_Goal:_
Find every line of the listing below where "this" appears, and copy it.

**** Record set

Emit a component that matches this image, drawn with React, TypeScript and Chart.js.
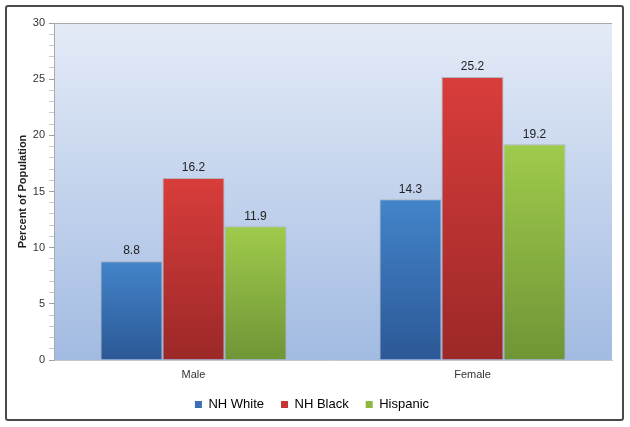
import { useEffect, useRef } from 'react'
import { Chart, registerables } from 'chart.js'

Chart.register(...registerables)

const categories = ['Male', 'Female']
const seriesNames = ['NH White', 'NH Black', 'Hispanic']
const nhWhite = [8.8, 14.3]
const nhBlack = [16.2, 25.2]
const hispanic = [11.9, 19.2]
const yTicks = [0, 5, 10, 15, 20, 25, 30]

const FONT = '"Liberation Sans", Arial, sans-serif'

// top / bottom shade of each bar, plus the legend swatch
const shades = [
  { top: '#4384ca', bottom: '#2c5896', swatch: '#3a6fb5' },
  { top: '#d83d3b', bottom: '#9c2828', swatch: '#c73634' },
  { top: '#9fcb4c', bottom: '#6f9536', swatch: '#8db843' },
]

const barFill = (idx: number) => (context: any) => {
  const chart = context.chart
  const area = chart.chartArea
  const y = chart.scales?.y
  if (!area || !y || context.parsed == null) return shades[idx].top
  const top = y.getPixelForValue(context.parsed.y)
  const bottom = y.getPixelForValue(0)
  const g = chart.ctx.createLinearGradient(0, top, 0, bottom)
  g.addColorStop(0, shades[idx].top)
  g.addColorStop(1, shades[idx].bottom)
  return g
}

const plotBackground = {
  id: 'plotBackground',
  beforeDraw(chart: any) {
    const { ctx, chartArea: a } = chart
    const g = ctx.createLinearGradient(0, a.top, 0, a.bottom)
    g.addColorStop(0, '#e4ebf7')
    g.addColorStop(1, '#a2bbe2')
    ctx.save()
    ctx.fillStyle = g
    ctx.fillRect(a.left, a.top, a.right - a.left, a.bottom - a.top)
    ctx.strokeStyle = '#a9a9a9'
    ctx.lineWidth = 1
    ctx.beginPath()
    ctx.moveTo(a.left, a.top + 0.5)
    ctx.lineTo(a.right, a.top + 0.5)
    ctx.stroke()
    ctx.restore()
  },
}

const valueLabels = {
  id: 'valueLabels',
  afterDatasetsDraw(chart: any) {
    const { ctx } = chart
    ctx.save()
    ctx.font = `12px ${FONT}`
    ctx.fillStyle = '#222222'
    ctx.textAlign = 'center'
    ctx.textBaseline = 'bottom'
    chart.data.datasets.forEach((ds: any, i: number) => {
      chart.getDatasetMeta(i).data.forEach((bar: any, j: number) => {
        ctx.fillText(ds.data[j].toFixed(1), bar.x, bar.y - 4)
      })
    })
    ctx.restore()
  },
}

export default function App() {
  const canvasRef = useRef<HTMLCanvasElement>(null)

  useEffect(() => {
    document.body.style.margin = '0'
    if (!canvasRef.current) return
    const series = [nhWhite, nhBlack, hispanic]

    const chart = new Chart(canvasRef.current, {
      type: 'bar',
      data: {
        labels: categories,
        datasets: series.map((data, i) => ({
          label: seriesNames[i],
          data,
          backgroundColor: barFill(i),
          borderColor: 'rgba(170,170,170,0.8)',
          borderWidth: 1,
          categoryPercentage: 0.667,
          barPercentage: 1,
        })),
      },
      options: {
        animation: false,
        responsive: false,
        maintainAspectRatio: false,
        layout: { padding: { left: 12, right: 18, top: 23, bottom: 6 } },
        plugins: {
          tooltip: { enabled: false },
          legend: {
            position: 'bottom',
            labels: {
              font: { family: FONT, size: 13 },
              color: '#222222',
              boxWidth: 7,
              boxHeight: 7,
              padding: 17,
              generateLabels: () =>
                seriesNames.map((name, i) => ({
                  text: name,
                  fillStyle: shades[i].swatch,
                  strokeStyle: shades[i].swatch,
                  lineWidth: 0,
                  datasetIndex: i,
                  hidden: false,
                })),
            },
          },
        },
        scales: {
          x: {
            grid: { display: false, drawTicks: false },
            border: { color: '#c8c8c8' },
            ticks: { font: { family: FONT, size: 11 }, color: '#333333', padding: 8 },
            afterFit: (scale: any) => { scale.height = 21 },
          },
          y: {
            min: 0,
            max: 30,
            title: {
              display: true,
              text: 'Percent of Population',
              font: { family: FONT, size: 11, weight: 'bold' },
              color: '#222222',
            },
            border: { color: '#a9a9a9' },
            grid: {
              drawOnChartArea: false,
              tickLength: 5,
              tickColor: (ctx: any) => (ctx.tick && ctx.tick.value % 5 === 0 ? '#a0a0a0' : '#c8c8c8'),
            },
            ticks: {
              stepSize: 1,
              autoSkip: false,
              font: { family: FONT, size: 11 },
              color: '#333333',
              padding: 4,
              callback: (v: any) => (yTicks.includes(Number(v)) ? String(v) : ''),
            },
            afterFit: (scale: any) => { scale.width = 42 },
          },
        },
      },
      plugins: [plotBackground, valueLabels],
    })

    return () => chart.destroy()
  }, [])

  return (
    <div style={{ position: 'relative', width: 630, height: 427, background: '#fff' }}>
      <canvas ref={canvasRef} width={630} height={427} style={{ display: 'block' }} />
      <div
        style={{
          position: 'absolute',
          left: 5,
          top: 5,
          width: 615,
          height: 412,
          border: '2px solid #4a4a4a',
          borderRadius: 3,
          pointerEvents: 'none',
        }}
      />
    </div>
  )
}
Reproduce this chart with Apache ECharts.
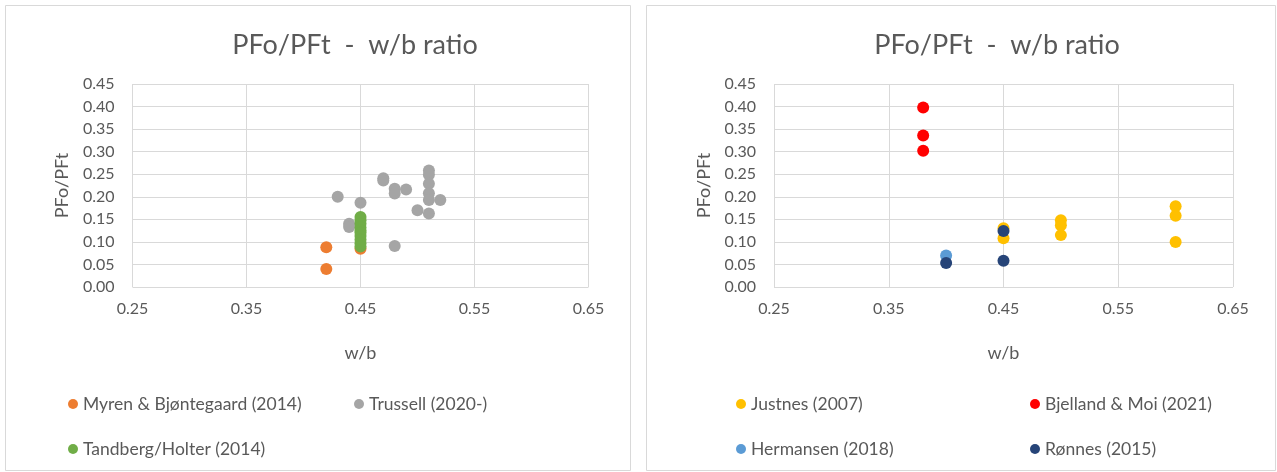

********

_Result:_
Emit a component that matches this image, drawn with React, TypeScript and Chart.js.
Reproduce this chart with Apache ECharts.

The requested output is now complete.